Many people today will tell you that "Six Sigma" and associated programs are the cat's meow in product quality. While I can use the tools well, I've got my doubts, as I'm using things my grandfather purchased, but throwing away quite a few things I purchased for myself. Seems to me that our grandfathers knew a bit about quality and reliability that we've forgotten today.
Perhaps a couple of stories might make clear what's going on.
First, the standard example of Six Sigma quality is the failure rate airlines have of getting you off the plane alive; about four per million, or 4.5 Sigma. Our grandfathers would have hesitated at such a bait & switch, don't you think? Something about the 9th Commandment being the real start to quality?
Next, a wonderful quality success story told me had to do with an eight factor (variable) designed experiment done to figure out what caused high failure rates in transmission chains. After a lot of wonderful quality work, they found out what any competent machinist could have told them; they were using the assembly tools long after they were worn out.
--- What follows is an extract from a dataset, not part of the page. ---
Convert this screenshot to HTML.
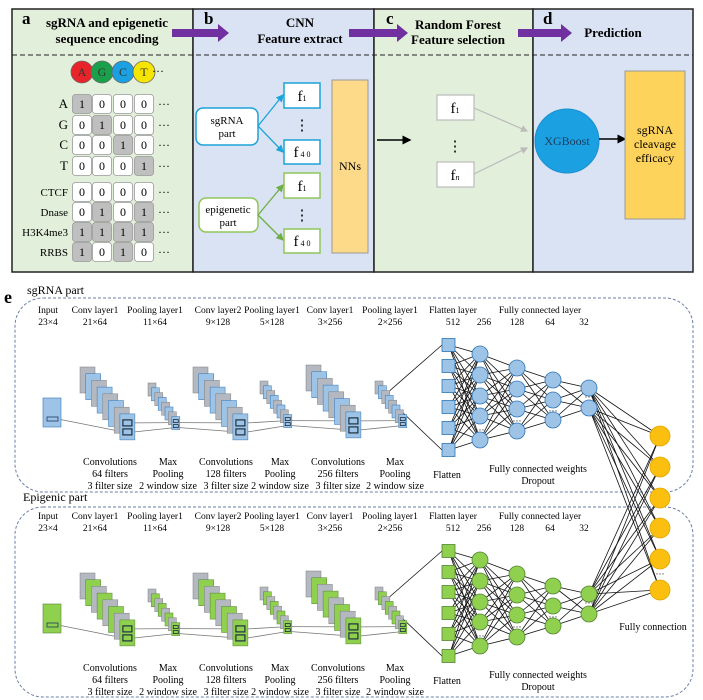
<!DOCTYPE html>
<html><head><meta charset="utf-8"><style>
html,body{margin:0;padding:0;background:#fff;width:703px;height:700px;overflow:hidden}
svg{display:block;font-family:"Liberation Serif",serif}
</style></head><body>
<svg id="fig" width="703" height="700" viewBox="0 0 703 700" xmlns="http://www.w3.org/2000/svg">
<defs>
<marker id="ah" markerWidth="6" markerHeight="6" refX="5" refY="3" orient="auto"><path d="M0,0 L6,3 L0,6 z" fill="#000"/></marker>
<marker id="ahg" markerWidth="6" markerHeight="6" refX="5" refY="3" orient="auto"><path d="M0,0 L6,3 L0,6 z" fill="#1ca3d9"/></marker>
<marker id="ahgr" markerWidth="6" markerHeight="6" refX="5" refY="3" orient="auto"><path d="M0,0 L6,3 L0,6 z" fill="#70ad47"/></marker>
<marker id="ahy" markerWidth="6" markerHeight="6" refX="5" refY="3" orient="auto"><path d="M0,0 L6,3 L0,6 z" fill="#bbb"/></marker>
</defs>
<rect x="12" y="9" width="181" height="263" fill="#e2efda" stroke="#222" stroke-width="1.5"/>
<rect x="193" y="9" width="181" height="263" fill="#dae3f3" stroke="#222" stroke-width="1.5"/>
<rect x="374" y="9" width="159" height="263" fill="#e2efda" stroke="#222" stroke-width="1.5"/>
<rect x="533" y="9" width="160" height="263" fill="#dae3f3" stroke="#222" stroke-width="1.5"/>
<line x1="12" y1="55" x2="693" y2="55" stroke="#222" stroke-dasharray="5,3"/>
<g font-weight="bold" font-size="13" text-anchor="middle">
<text x="22" y="24" font-size="17" text-anchor="start">a</text>
<text x="107" y="27">sgRNA and epigenetic</text>
<text x="107" y="43">sequence encoding</text>
<text x="204" y="24" font-size="17" text-anchor="start">b</text>
<text x="300" y="27">CNN</text>
<text x="300" y="43">Feature extract</text>
<text x="386" y="24" font-size="17" text-anchor="start">c</text>
<text x="458" y="29">Random Forest</text>
<text x="458" y="44">Feature selection</text>
<text x="543" y="24" font-size="17" text-anchor="start">d</text>
<text x="613" y="37">Prediction</text>
</g>
<g id="arrows" fill="#7030a0"></g>
<g id="tableA"></g>
<g font-size="11" text-anchor="middle">
<rect x="196" y="108" width="62" height="37" rx="7" fill="#fff" stroke="#1ca3d9" stroke-width="1.5"/>
<text x="227" y="124">sgRNA</text>
<text x="227" y="137">part</text>
<rect x="199" y="198" width="59" height="34" rx="7" fill="#fff" stroke="#8fc65a" stroke-width="1.5"/>
<text x="228" y="213">epigenetic</text>
<text x="228" y="226">part</text>
</g>
<g fill="none" stroke-width="1.3">
<line x1="258" y1="126" x2="283" y2="95" stroke="#1ca3d9" marker-end="url(#ahg)"/>
<line x1="258" y1="126" x2="283" y2="152" stroke="#1ca3d9" marker-end="url(#ahg)"/>
<line x1="258" y1="215" x2="283" y2="185" stroke="#70ad47" marker-end="url(#ahgr)"/>
<line x1="258" y1="215" x2="283" y2="240" stroke="#70ad47" marker-end="url(#ahgr)"/>
</g>
<g font-size="15" text-anchor="middle">
<rect x="284" y="83" width="36" height="25" fill="#fff" stroke="#1ca3d9" stroke-width="1.5"/>
<text x="302" y="101">f<tspan font-size="8">1</tspan></text>
<text x="302" y="130">⋮</text>
<rect x="284" y="140" width="36" height="24" fill="#fff" stroke="#1ca3d9" stroke-width="1.5"/>
<text x="302" y="157">f<tspan font-size="8"> 4 0</tspan></text>
<rect x="284" y="173" width="36" height="25" fill="#fff" stroke="#8fc65a" stroke-width="1.5"/>
<text x="302" y="191">f<tspan font-size="8">1</tspan></text>
<text x="302" y="220">⋮</text>
<rect x="284" y="229" width="36" height="24" fill="#fff" stroke="#8fc65a" stroke-width="1.5"/>
<text x="302" y="246">f<tspan font-size="8"> 4 0</tspan></text>
</g>
<rect x="332" y="80" width="36" height="173" fill="#fdd98a" stroke="#999" stroke-width="1"/>
<text x="350" y="170" font-size="12" text-anchor="middle">NNs</text>
<line x1="377" y1="140" x2="410" y2="140" stroke="#000" stroke-width="1.5" marker-end="url(#ah)"/>
<g font-size="15" text-anchor="middle">
<rect x="437" y="95" width="37" height="25" fill="#fff" stroke="#bbb" stroke-width="1.2"/>
<text x="455" y="113">f<tspan font-size="8">1</tspan></text>
<text x="455" y="151">⋮</text>
<rect x="437" y="162" width="37" height="25" fill="#fff" stroke="#bbb" stroke-width="1.2"/>
<text x="455" y="180">f<tspan font-size="8" font-style="italic">n</tspan></text>
</g>
<line x1="474" y1="108" x2="527" y2="131" stroke="#bbb" stroke-width="1.2" marker-end="url(#ahy)"/>
<line x1="474" y1="174" x2="527" y2="148" stroke="#bbb" stroke-width="1.2" marker-end="url(#ahy)"/>
<circle cx="567" cy="141" r="32" fill="#1ba1e2" stroke="#1a8fd0"/>
<text x="567" y="145" font-size="12" text-anchor="middle" fill="#1d3a5c">XGBoost</text>
<line x1="599" y1="139" x2="625" y2="139" stroke="#000" stroke-width="1.5" marker-end="url(#ah)"/>
<rect x="625" y="71" width="60" height="148" fill="#fdd35c" stroke="#999"/>
<g font-size="12" text-anchor="middle">
<text x="655" y="134">sgRNA</text>
<text x="655" y="148">cleavage</text>
<text x="655" y="162">efficacy</text>
</g>
<text x="4" y="303" font-size="18" font-weight="bold">e</text>
<text x="27" y="294" font-size="12">sgRNA part</text>
<text x="23" y="501" font-size="12">Epigenic part</text>
<rect x="15" y="298" width="678" height="194" rx="28" fill="none" stroke="#6a7ea8" stroke-dasharray="3,2"/>
<rect x="15" y="507" width="678" height="190" rx="28" fill="none" stroke="#6a7ea8" stroke-dasharray="3,2"/>
<g id="net"></g>
<text x="653" y="630" font-size="10" text-anchor="middle">Fully connection</text>
</svg>
<script>
const NS='http://www.w3.org/2000/svg';
function mk(parent,tag,attrs,txt){const e=document.createElementNS(NS,tag);for(const k in attrs)e.setAttribute(k,attrs[k]);if(txt!==undefined)e.textContent=txt;parent.appendChild(e);return e;}
const arrowSpans=[[172,229],[349,408],[518,572]];
const ag=document.getElementById('arrows');
arrowSpans.forEach(([a,b],i)=>{
  const p=mk(ag,'polygon',{points:`${a},29 ${b-11},29 ${b-11},24 ${b},33 ${b-11},42 ${b-11},37 ${a},37`});
  
  
});
const rowLabels=['A','G','C','T','CTCF','Dnase','H3K4me3','RRBS'];
const rowY=[104,125,145,166,192,212,232,252];
const cellValues=[[1,0,0,0],[0,1,0,0],[0,0,1,0],[0,0,0,1],[0,0,0,0],[0,1,0,1],[1,1,1,1],[1,0,1,0]];
const bases=['A','G','C','T'];
const baseColors=['#e8242a','#1aa04a','#1ba1e2','#f5e500'];
const colX=[82,102,123,144];
const tg=document.getElementById('tableA');
bases.forEach((b,i)=>{
  const c=mk(tg,'circle',{cx:colX[i],cy:72,r:11,fill:baseColors[i],stroke:'#666','stroke-width':0.8});
  
  
  const t=mk(tg,'text',{x:colX[i],y:76,'font-size':12,'text-anchor':'middle',fill:'#333'},b);
  
  
});
const hd=mk(tg,'text',{x:152,y:75,'font-size':12},'···');


rowLabels.forEach((lab,r)=>{
  const y=rowY[r];
  const lt=mk(tg,'text',{x:68,y:y+4,'font-size':r<4?13:11,'text-anchor':'end'},lab);
  
  
  cellValues[r].forEach((v,c)=>{
    const rc=mk(tg,'rect',{x:colX[c]-9.5,y:y-9.5,width:19,height:19,rx:3,fill:v?'#bfbfbf':'#fff',stroke:'#999','stroke-width':0.8});
    
    
    const ct=mk(tg,'text',{x:colX[c],y:y+4,'font-size':12,'text-anchor':'middle'},String(v));
    
    
  });
  const el=mk(tg,'text',{x:158,y:y+4,'font-size':12},'···');
  
  
});
const layerTitles=['Input','Conv layer1','Pooling layer1','Conv layer2','Pooling layer1','Conv layer1','Pooling layer1'];
const layerDims=['23×4','21×64','11×64','9×128','5×128','3×256','2×256'];
const layerTitleX=[48,95,155,218,272,330,390];
const captions=[['Convolutions','64 filters','3 filter size'],['Max','Pooling','2 window size'],['Convolutions','128 filters','3 filter size'],['Max','Pooling','2 window size'],['Convolutions','256 filters','3 filter size'],['Max','Pooling','2 window size']];
const captionX=[110,168,226,280,338,395];
const fcSizes=['512','256','128','64','32'];
const fcSizeX=[453,484,517,550,584];
const stacks=[{x:80,y:367,w:15,h:26,big:1},{x:148,y:383,w:8,h:13,big:0},{x:193,y:367,w:15,h:26,big:1},{x:260,y:381,w:8,h:13,big:0},{x:306,y:365,w:15,h:26,big:1},{x:375,y:381,w:8,h:13,big:0}];
const flatY=[345,366,386,407,428,450];
const fcLayers=[{x:480,ys:[354,375,396,416,440],dots:431},{x:517,ys:[368,389,409,431],dots:422},{x:553,ys:[380,400,420],dots:412},{x:589,ys:[388,408],dots:398}];
const outY=[436,467,498,528,559,590];
const net=document.getElementById('net');
const parts=[{dy:0,fill:'#9dc3e6',stroke:'#2e75b6',name:'sgrna'},{dy:206,fill:'#8fd14f',stroke:'#548235',name:'epi'}];
parts.forEach(P=>{
  const g=mk(net,'g',{});
  
  
  const dy=P.dy;
  const lines=mk(g,'g',{stroke:'#111','stroke-width':0.8});
  
  
  layerTitles.forEach((t,i)=>{
    const a=mk(g,'text',{x:layerTitleX[i],y:313+dy,'font-size':9.5,'text-anchor':'middle'},t);
    
    
    const b=mk(g,'text',{x:layerTitleX[i],y:325+dy,'font-size':9.5,'text-anchor':'middle'},layerDims[i]);
    
    
  });
  const ft=mk(g,'text',{x:453,y:313+dy,'font-size':9.5,'text-anchor':'middle'},'Flatten layer');
  
  
  const fct=mk(g,'text',{x:540,y:313+dy,'font-size':9.5,'text-anchor':'middle'},'Fully connected layer');
  
  
  fcSizes.forEach((s,i)=>{
    const t=mk(g,'text',{x:fcSizeX[i],y:325+dy,'font-size':9.5,'text-anchor':'middle'},s);
    
    
  });
  captions.forEach((c,i)=>{
    c.forEach((l,j)=>{
      const t=mk(g,'text',{x:captionX[i],y:465+dy+j*12,'font-size':10,'text-anchor':'middle'},l);
      
      
    });
  });
  const inp=mk(g,'rect',{x:43,y:398+dy,width:18,height:29,fill:P.fill,stroke:P.stroke,'stroke-width':0.6});
  
  
  const inw=mk(g,'rect',{x:47,y:417+dy,width:11,height:4,fill:'none',stroke:'#1f3864','stroke-width':0.8});
  
  
  let prev=[[58,419+dy]];
  stacks.forEach((S,si)=>{
    const n=8, sx=S.big?5.7:3.4, sy=S.big?6.7:4.8;
    let fx,fy;
    for(let k=0;k<n;k++){
      fx=S.x+k*sx; fy=S.y+k*sy;
      const r=mk(g,'rect',{x:fx,y:fy+dy,width:S.w,height:S.h,fill:k%2?P.fill:(k===n-1?P.fill:'#b4b8c0'),stroke:k%2?P.stroke:'#7f7f7f','stroke-width':0.5});
      
      
    }
    const wa=S.big?[fy+6,fy+15]:[fy+3,fy+8];
    wa.forEach((wy,j)=>{
      const w=mk(g,'rect',{x:fx+(S.big?3:1.5),y:wy+dy,width:S.big?9:5,height:S.big?6:3,fill:'none',stroke:'#1f2f3f','stroke-width':S.big?1.2:0.8});
      
      
    });
    const tgt=[[fx+3,wa[0]+3+dy],[fx+3,wa[1]+3+dy]];
    if(si===0){
      mk(lines,'line',{x1:prev[0][0],y1:prev[0][1],x2:tgt[1][0],y2:tgt[1][1],stroke:'#777'});
    } else {
      mk(lines,'line',{x1:prev[0][0],y1:prev[0][1],x2:tgt[0][0],y2:tgt[0][1],stroke:'#777'});
      mk(lines,'line',{x1:prev[1][0],y1:prev[1][1],x2:tgt[1][0],y2:tgt[1][1],stroke:'#777'});
    }
    prev=[[fx+S.w,wa[0]+3+dy],[fx+S.w,wa[1]+3+dy]];
  });
  mk(lines,'line',{x1:386,y1:394+dy,x2:442,y2:flatY[0]+dy});
  mk(lines,'line',{x1:400,y1:410+dy,x2:442,y2:flatY[flatY.length-1]+dy});
  const cols=[{x:449,ys:flatY}].concat(fcLayers.map(l=>({x:l.x,ys:l.ys})));
  for(let i=0;i<cols.length-1;i++){
    cols[i].ys.forEach(a=>cols[i+1].ys.forEach(b=>mk(lines,'line',{x1:cols[i].x,y1:a+dy,x2:cols[i+1].x,y2:b+dy})));
  }
  const last=cols[cols.length-1];
  last.ys.forEach(a=>outY.forEach(b=>mk(lines,'line',{x1:last.x,y1:a+dy,x2:660,y2:b})));
  flatY.forEach((y,i)=>{
    const s=mk(g,'rect',{x:442,y:y-6.5+dy,width:13,height:13,fill:P.fill,stroke:P.stroke,'stroke-width':0.8});
    
    
  });
  fcLayers.forEach((L,li)=>{
    L.ys.forEach((y,i)=>{
      const c=mk(g,'circle',{cx:L.x,cy:y+dy,r:8,fill:P.fill,stroke:P.stroke,'stroke-width':0.8});
      
      
    });
    const d=mk(g,'text',{x:L.x,y:L.dots+dy+2,'font-size':9,'text-anchor':'middle'},'···');
    
    
  });
  const fl=mk(g,'text',{x:447,y:478+dy,'font-size':10,'text-anchor':'middle'},'Flatten');
  
  
  const w1=mk(g,'text',{x:538,y:472+dy,'font-size':10,'text-anchor':'middle'},'Fully connected  weights');
  
  
  const w2=mk(g,'text',{x:538,y:484+dy,'font-size':10,'text-anchor':'middle'},'Dropout');
  
  
});
outY.forEach((y,i)=>{
  const c=mk(net,'circle',{cx:660,cy:y,r:10,fill:'#fbbf0f',stroke:'#e0a800','stroke-width':0.8});
  
  
});
const od=mk(net,'text',{x:660,y:577,'font-size':9,'text-anchor':'middle'},'···');


</script>
</body></html>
In other words, they ended up fixing a problem they'd likely caused by extending the replacement intervals to save money, and at a massive cost to the company. Somehow (9th Commandment again?), my instructor didn't see fit to share that side of the story.
Don't get me wrong; statistical methods have a lot to offer. However, my experience is that too often, they're used to replace the expertise of craftsmen and high quality materials with unskilled labor and plastics. If you wonder why you're making good use of a lot of product warranties, you might find that your difficulties ironically have a lot to do with the manufacturer's quality program.